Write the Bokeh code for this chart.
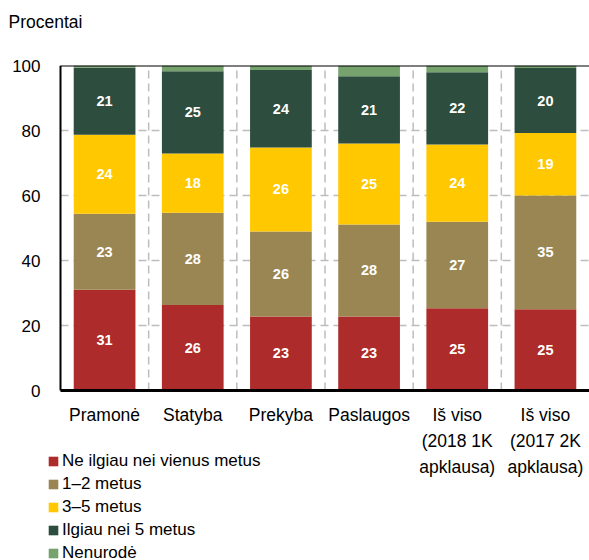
from bokeh.plotting import figure
from bokeh.models import FixedTicker, Legend, LegendItem, ColumnDataSource, Title
from bokeh.core.properties import value
from bokeh.embed import file_html
from bokeh.resources import INLINE

categories = ["Pramonė", "Statyba", "Prekyba", "Paslaugos",
              "Iš viso\n(2018 1K\napklausa)", "Iš viso\n(2017 2K\napklausa)"]
series_names = ["Ne ilgiau nei vienus metus", "1–2 metus", "3–5 metus",
                "Ilgiau nei 5 metus", "Nenurodė"]
colors = ["#AD2B2B", "#9A8653", "#FFC800", "#2D4D3E", "#76A26E"]

ne_ilgiau = [31.0, 26.3, 22.8, 22.8, 25.3, 25.0]
metai_1_2 = [23.4, 28.4, 26.1, 28.3, 26.6, 35.0]
metai_3_5 = [24.3, 18.2, 25.9, 24.9, 23.8, 19.2]
ilgiau_5 = [20.6, 25.3, 23.8, 20.7, 22.2, 20.0]
nenurode = [0.7, 1.8, 1.4, 3.3, 2.1, 0.8]
series = [ne_ilgiau, metai_1_2, metai_3_5, ilgiau_5, nenurode]
labelled = [True, True, True, True, False]

y_ticks = [0, 20, 40, 60, 80, 100]
y_title = "Procentai"

FONT = "Liberation Sans"
n = len(categories)
y_min, y_max = y_ticks[0], y_ticks[-1]

xs = [i + 0.5 for i in range(n)]
keys = ["s%d" % i for i in range(len(series))]
data = {"x": xs}
for k, s in zip(keys, series):
    data[k] = s
src = ColumnDataSource(data)

# frame extends below the plot area so the category labels and legend can live inside it
p = figure(width=589, height=560, x_range=(-0.2268, n), y_range=(-52.3, y_max),
           output_backend="svg", toolbar_location=None, x_axis_location=None, title=None,
           min_border_left=40, min_border_right=0, min_border_top=65, min_border_bottom=0)
p.outline_line_color = None
p.background_fill_color = "white"
p.border_fill_color = "white"
p.xgrid.visible = False
p.ygrid.visible = False

# spacer title (closest to the frame) then the unit title above it
spacer = Title(text=" ", text_font_size="10px", standoff=16, text_font=FONT)
p.add_layout(spacer, "above")
title = Title(text=y_title, align="left", offset=-32, standoff=10, text_font=FONT,
              text_font_size="17.5px", text_font_style="normal", text_color="#000000")
p.add_layout(title, "above")

# dashed grid lines, limited to the plot area
grid_y = [t for t in y_ticks if y_min < t < y_max]
p.segment(x0=[0] * len(grid_y), x1=[n] * len(grid_y), y0=grid_y, y1=grid_y,
          line_color="#BDBDBD", line_dash="8 5", line_width=1.5)
grid_x = list(range(1, n))
p.segment(x0=grid_x, x1=grid_x, y0=[y_min] * len(grid_x), y1=[y_max] * len(grid_x),
          line_color="#BDBDBD", line_dash="8 5", line_width=1.5)

renderers = p.vbar_stack(keys, x="x", width=0.7, color=colors, line_color=None, source=src)

# axis lines of the plot area
p.segment(x0=[0], x1=[n], y0=[y_max], y1=[y_max], line_color="black", line_width=2)
p.segment(x0=[0], x1=[0], y0=[y_min], y1=[y_max], line_color="black", line_width=2)
p.segment(x0=[0], x1=[n], y0=[y_min], y1=[y_min], line_color="black", line_width=3)

# segment labels
tx, ty, tt = [], [], []
cum = [0.0] * n
for s, lab in zip(series, labelled):
    for i, v in enumerate(s):
        if lab:
            tx.append(xs[i])
            ty.append(cum[i] + v / 2)
            tt.append(str(int(round(v))))
        cum[i] += v
p.text(x=tx, y=ty, text=tt, text_align="center", text_baseline="middle",
       text_color="white", text_font_style="bold", text_font_size="14.5px",
       text_font=value(FONT))

# category labels
p.text(x=xs, y=[y_min] * n, text=categories, text_align="center", text_baseline="top",
       y_offset=14, text_color="black", text_font_size="17.5px", text_line_height=1.3,
       text_font=value(FONT))

# y axis (labels only)
p.yaxis.ticker = FixedTicker(ticks=y_ticks)
p.yaxis.major_tick_line_color = None
p.yaxis.minor_tick_line_color = None
p.yaxis.major_tick_out = 0
p.yaxis.major_tick_in = 0
p.yaxis.axis_line_color = None
p.yaxis.major_label_text_font = FONT
p.yaxis.major_label_text_font_size = "17px"
p.yaxis.major_label_text_color = "black"
p.yaxis.major_label_standoff = 0

legend = Legend(items=[LegendItem(label=nm, renderers=[r]) for nm, r in zip(series_names, renderers)],
                location=(7, -3), orientation="vertical",
                glyph_width=12, glyph_height=12, label_height=20, spacing=3,
                label_standoff=3, padding=0, margin=0,
                border_line_color=None, background_fill_alpha=0,
                label_text_font=FONT, label_text_font_size="17px", label_text_color="black")
p.add_layout(legend, "center")

open("out.html", "w").write(file_html(p, INLINE))
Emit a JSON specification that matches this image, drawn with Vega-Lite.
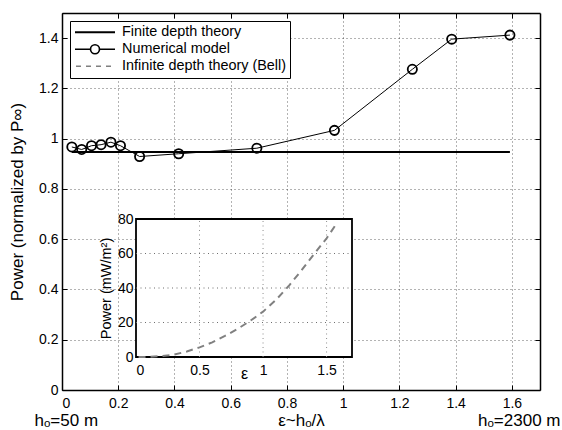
{
  "$schema": "https://vega.github.io/schema/vega-lite/v6.json",
  "width": 478,
  "height": 377,
  "autosize": {"type": "none"},
  "padding": {"left": 62, "top": 13, "right": 22, "bottom": 40},
  "background": "white",
  "datasets": {
    "num": [
      {"eps": 0.035, "power": 0.967, "series": "Numerical model"},
      {"eps": 0.07, "power": 0.957, "series": "Numerical model"},
      {"eps": 0.105, "power": 0.972, "series": "Numerical model"},
      {"eps": 0.139, "power": 0.976, "series": "Numerical model"},
      {"eps": 0.174, "power": 0.986, "series": "Numerical model"},
      {"eps": 0.208, "power": 0.972, "series": "Numerical model"},
      {"eps": 0.276, "power": 0.929, "series": "Numerical model"},
      {"eps": 0.415, "power": 0.94, "series": "Numerical model"},
      {"eps": 0.693, "power": 0.962, "series": "Numerical model"},
      {"eps": 0.969, "power": 1.033, "series": "Numerical model"},
      {"eps": 1.246, "power": 1.276, "series": "Numerical model"},
      {"eps": 1.386, "power": 1.396, "series": "Numerical model"},
      {"eps": 1.593, "power": 1.412, "series": "Numerical model"}
    ],
    "finite": [
      {"eps": 0.035, "power": 0.947, "series": "Finite depth theory"},
      {"eps": 1.593, "power": 0.947, "series": "Finite depth theory"}
    ],
    "bell": [
      {"eps": 0.02, "power": 0},
      {"eps": 0.1, "power": 0.1},
      {"eps": 0.2, "power": 0.5},
      {"eps": 0.3, "power": 1.4},
      {"eps": 0.4, "power": 3.2},
      {"eps": 0.5, "power": 5.6},
      {"eps": 0.6, "power": 8.5},
      {"eps": 0.7, "power": 12.2},
      {"eps": 0.8, "power": 16.3},
      {"eps": 0.9, "power": 21},
      {"eps": 1.0, "power": 26.3},
      {"eps": 1.1, "power": 33},
      {"eps": 1.2, "power": 41},
      {"eps": 1.3, "power": 50},
      {"eps": 1.4, "power": 59.5},
      {"eps": 1.5, "power": 68.8},
      {"eps": 1.58, "power": 77.5}
    ],
    "frame": [{"panel": "inset"}]
  },
  "config": {
    "view": {"stroke": null},
    "font": "Liberation Sans",
    "axis": {
      "labelFont": "Liberation Sans",
      "titleFont": "Liberation Sans",
      "labelColor": "black",
      "titleColor": "black",
      "domainColor": "black",
      "tickColor": "black",
      "titleFontWeight": "normal",
      "labelFontSize": 14,
      "titleFontSize": 17,
      "gridColor": "#000000",
      "gridOpacity": 0.6,
      "gridDash": [1, 3]
    },
    "legend": {
      "orient": "top-left",
      "offset": 8,
      "padding": 4,
      "strokeColor": "black",
      "fillColor": "white",
      "labelFont": "Liberation Sans",
      "labelFontSize": 14.4,
      "labelColor": "black",
      "labelOffset": 6,
      "labelLimit": 400,
      "symbolSize": 1600,
      "symbolOpacity": 1,
      "clipHeight": 14.5,
      "rowPadding": 1
    }
  },
  "resolve": {
    "scale": {"x": "independent", "y": "independent"},
    "axis": {"x": "independent", "y": "independent"}
  },
  "layer": [
    {
      "data": {"name": "num"},
      "encoding": {
        "x": {
          "field": "eps", "type": "quantitative",
          "scale": {"domain": [0, 1.7], "nice": false, "zero": false},
          "axis": {
            "orient": "bottom", "values": [0, 0.2, 0.4, 0.6, 0.8, 1, 1.2, 1.4, 1.6], "format": "~g",
            "title": "ε~hₒ/λ", "titleY": 35, "titleBaseline": "alphabetic",
            "grid": true, "ticks": false, "labelPadding": 6, "domainWidth": 1.5, "zindex": 0
          }
        },
        "y": {
          "field": "power", "type": "quantitative",
          "scale": {"domain": [0, 1.5], "nice": false, "zero": false},
          "axis": {
            "orient": "left", "values": [0, 0.2, 0.4, 0.6, 0.8, 1, 1.2, 1.4], "format": "~g",
            "title": "Power (normalized by P∞)", "titleX": -45, "titleBaseline": "middle",
            "grid": true, "ticks": false, "labelPadding": 4, "domainWidth": 1.5, "zindex": 0
          }
        }
      },
      "layer": [
        {"data": {"name": "finite"}, "mark": {"type": "line", "color": "black", "strokeWidth": 2.2}},
        {"mark": {"type": "line", "color": "black", "strokeWidth": 1}},
        {"mark": {"type": "point", "shape": "circle", "filled": false, "color": "black", "size": 85, "strokeWidth": 1.8, "opacity": 1}},
        {
          "mark": {"type": "point", "filled": false, "opacity": 0},
          "encoding": {
            "color": {
              "field": "series", "type": "nominal",
              "scale": {"domain": ["Finite depth theory", "Numerical model", "Infinite depth theory (Bell)"], "range": ["black", "black", "#808080"]},
              "legend": {"title": null}
            },
            "shape": {
              "field": "series", "type": "nominal",
              "scale": {"domain": ["Finite depth theory", "Numerical model", "Infinite depth theory (Bell)"],
                "range": ["M-1,0H1", "M-1,0H-0.225M0.225,0H1M-0.225,0A0.225,0.225,0,1,1,0.225,0A0.225,0.225,0,1,1,-0.225,0", "M-0.95,0H-0.7M-0.45,0H-0.2M0.05,0H0.3M0.55,0H0.8"]},
              "legend": {"title": null}
            },
            "strokeWidth": {
              "field": "series", "type": "nominal",
              "scale": {"domain": ["Finite depth theory", "Numerical model", "Infinite depth theory (Bell)"], "range": [2, 1.3, 1.5]},
              "legend": {"title": null}
            }
          }
        }
      ]
    },
    {
      "data": {"name": "num"},
      "mark": {"type": "point", "opacity": 0},
      "encoding": {
        "x": {
          "field": "eps", "type": "quantitative",
          "scale": {"domain": [0, 1.7], "nice": false, "zero": false},
          "axis": {"orient": "top", "values": [0, 0.2, 0.4, 0.6, 0.8, 1, 1.2, 1.4, 1.6], "labels": false, "title": null, "grid": false, "tickSize": -5, "domainWidth": 1.5}
        },
        "y": {
          "field": "power", "type": "quantitative",
          "scale": {"domain": [0, 1.5], "nice": false, "zero": false},
          "axis": {"orient": "right", "values": [0, 0.2, 0.4, 0.6, 0.8, 1, 1.2, 1.4], "labels": false, "title": null, "grid": false, "tickSize": -5, "domainWidth": 1.5}
        }
      }
    },
    {
      "data": {"name": "num"},
      "mark": {"type": "point", "opacity": 0},
      "encoding": {
        "x": {
          "field": "eps", "type": "quantitative",
          "scale": {"domain": [0, 1.7], "nice": false, "zero": false},
          "axis": {"orient": "bottom", "values": [0, 0.2, 0.4, 0.6, 0.8, 1, 1.2, 1.4, 1.6], "domain": false, "ticks": true, "tickSize": -5, "labels": false, "grid": false,
            "title": "hₒ=50 m", "titleX": -28, "titleY": 35, "titleAlign": "left", "titleAnchor": "start", "titleBaseline": "alphabetic"}
        },
        "y": {
          "field": "power", "type": "quantitative",
          "scale": {"domain": [0, 1.5], "nice": false, "zero": false},
          "axis": {"orient": "left", "values": [0, 0.2, 0.4, 0.6, 0.8, 1, 1.2, 1.4], "domain": false, "ticks": true, "tickSize": -5, "labels": false, "grid": false, "title": null}
        }
      }
    },
    {
      "data": {"name": "num"},
      "mark": {"type": "point", "opacity": 0},
      "encoding": {
        "x": {
          "field": "eps", "type": "quantitative",
          "scale": {"domain": [0, 1.7], "nice": false, "zero": false},
          "axis": {"orient": "bottom", "domain": false, "ticks": false, "labels": false, "grid": false,
            "title": "hₒ=2300 m", "titleX": 498, "titleY": 35, "titleAlign": "right", "titleAnchor": "end", "titleBaseline": "alphabetic"}
        },
        "y": {"field": "power", "type": "quantitative", "scale": {"domain": [0, 1.5]}, "axis": null}
      }
    },
    {
      "data": {"name": "frame"},
      "mark": {"type": "rect", "fill": "white", "stroke": "black", "strokeWidth": 1.8},
      "encoding": {
        "x": {"datum": 0.000001, "type": "quantitative", "scale": {"domain": [0, 1.7], "range": [74, 290], "nice": false, "zero": false}, "axis": null},
        "x2": {"datum": 1.7},
        "y": {"datum": 0.00001, "type": "quantitative", "scale": {"domain": [0, 80], "range": [344, 206], "nice": false, "zero": false}, "axis": null},
        "y2": {"datum": 80}
      }
    },
    {
      "data": {"name": "frame"},
      "mark": {"type": "rule", "color": "#8c8c8c", "strokeDash": [1, 3.5], "strokeWidth": 1},
      "encoding": {
        "x": {"datum": 0.5, "type": "quantitative", "scale": {"domain": [0, 1.7], "range": [74, 290], "nice": false, "zero": false}, "axis": null},
        "x2": {"datum": 0.5},
        "y": {"datum": 0.00001, "type": "quantitative", "scale": {"domain": [0, 80], "range": [344, 206], "nice": false, "zero": false}, "axis": null},
        "y2": {"datum": 80}
      }
    },
    {
      "data": {"name": "frame"},
      "mark": {"type": "rule", "color": "#8c8c8c", "strokeDash": [1, 3.5], "strokeWidth": 1},
      "encoding": {
        "x": {"datum": 1, "type": "quantitative", "scale": {"domain": [0, 1.7], "range": [74, 290], "nice": false, "zero": false}, "axis": null},
        "x2": {"datum": 1},
        "y": {"datum": 0.00001, "type": "quantitative", "scale": {"domain": [0, 80], "range": [344, 206], "nice": false, "zero": false}, "axis": null},
        "y2": {"datum": 80}
      }
    },
    {
      "data": {"name": "frame"},
      "mark": {"type": "rule", "color": "#8c8c8c", "strokeDash": [1, 3.5], "strokeWidth": 1},
      "encoding": {
        "x": {"datum": 1.5, "type": "quantitative", "scale": {"domain": [0, 1.7], "range": [74, 290], "nice": false, "zero": false}, "axis": null},
        "x2": {"datum": 1.5},
        "y": {"datum": 0.00001, "type": "quantitative", "scale": {"domain": [0, 80], "range": [344, 206], "nice": false, "zero": false}, "axis": null},
        "y2": {"datum": 80}
      }
    },
    {
      "data": {"name": "frame"},
      "mark": {"type": "rule", "color": "#6e6e6e", "strokeDash": [1, 3.5], "strokeWidth": 1},
      "encoding": {
        "y": {"datum": 20, "type": "quantitative", "scale": {"domain": [0, 80], "range": [344, 206], "nice": false, "zero": false}, "axis": null},
        "y2": {"datum": 20},
        "x": {"datum": 0.000001, "type": "quantitative", "scale": {"domain": [0, 1.7], "range": [74, 290], "nice": false, "zero": false}, "axis": null},
        "x2": {"datum": 1.7}
      }
    },
    {
      "data": {"name": "frame"},
      "mark": {"type": "rule", "color": "#6e6e6e", "strokeDash": [1, 3.5], "strokeWidth": 1},
      "encoding": {
        "y": {"datum": 40, "type": "quantitative", "scale": {"domain": [0, 80], "range": [344, 206], "nice": false, "zero": false}, "axis": null},
        "y2": {"datum": 40},
        "x": {"datum": 0.000001, "type": "quantitative", "scale": {"domain": [0, 1.7], "range": [74, 290], "nice": false, "zero": false}, "axis": null},
        "x2": {"datum": 1.7}
      }
    },
    {
      "data": {"name": "frame"},
      "mark": {"type": "rule", "color": "#6e6e6e", "strokeDash": [1, 3.5], "strokeWidth": 1},
      "encoding": {
        "y": {"datum": 60, "type": "quantitative", "scale": {"domain": [0, 80], "range": [344, 206], "nice": false, "zero": false}, "axis": null},
        "y2": {"datum": 60},
        "x": {"datum": 0.000001, "type": "quantitative", "scale": {"domain": [0, 1.7], "range": [74, 290], "nice": false, "zero": false}, "axis": null},
        "x2": {"datum": 1.7}
      }
    },
    {
      "data": {"name": "bell"},
      "encoding": {
        "x": {
          "field": "eps", "type": "quantitative",
          "scale": {"domain": [0, 1.7], "range": [74, 290], "nice": false, "zero": false},
          "axis": {"orient": "bottom", "offset": -33, "values": [0, 0.5, 1, 1.5], "format": "~g",
            "grid": false, "ticks": false, "domain": false, "labelPadding": 6, "labelFontSize": 14,
            "title": "ε", "titleFontSize": 16, "titleY": 21, "titleBaseline": "alphabetic", "zindex": 1}
        },
        "y": {
          "field": "power", "type": "quantitative",
          "scale": {"domain": [0, 80], "range": [344, 206], "nice": false, "zero": false},
          "axis": {"orient": "left", "offset": -74, "values": [0, 20, 40, 60, 80], "format": "d",
            "grid": false, "ticks": false, "domain": false, "labelPadding": 3, "labelFontSize": 14,
            "title": "Power (mW/m²)", "titleFontSize": 14.5, "titleX": -30, "titleBaseline": "middle", "zindex": 1}
        }
      },
      "mark": {"type": "line", "color": "#808080", "strokeDash": [7, 5], "strokeWidth": 2}
    }
  ]
}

··········

What is required: Take the records from their first line through the line containing "labelled = [True, True, True, True, False]" and please return exactly those lines, both ends included, minus the pictures.

The solution:
Write the Bokeh code for this chart.
from bokeh.plotting import figure
from bokeh.models import FixedTicker, Legend, LegendItem, ColumnDataSource, Title
from bokeh.core.properties import value
from bokeh.embed import file_html
from bokeh.resources import INLINE

categories = ["Pramonė", "Statyba", "Prekyba", "Paslaugos",
              "Iš viso\n(2018 1K\napklausa)", "Iš viso\n(2017 2K\napklausa)"]
series_names = ["Ne ilgiau nei vienus metus", "1–2 metus", "3–5 metus",
                "Ilgiau nei 5 metus", "Nenurodė"]
colors = ["#AD2B2B", "#9A8653", "#FFC800", "#2D4D3E", "#76A26E"]

ne_ilgiau = [31.0, 26.3, 22.8, 22.8, 25.3, 25.0]
metai_1_2 = [23.4, 28.4, 26.1, 28.3, 26.6, 35.0]
metai_3_5 = [24.3, 18.2, 25.9, 24.9, 23.8, 19.2]
ilgiau_5 = [20.6, 25.3, 23.8, 20.7, 22.2, 20.0]
nenurode = [0.7, 1.8, 1.4, 3.3, 2.1, 0.8]
series = [ne_ilgiau, metai_1_2, metai_3_5, ilgiau_5, nenurode]
labelled = [True, True, True, True, False]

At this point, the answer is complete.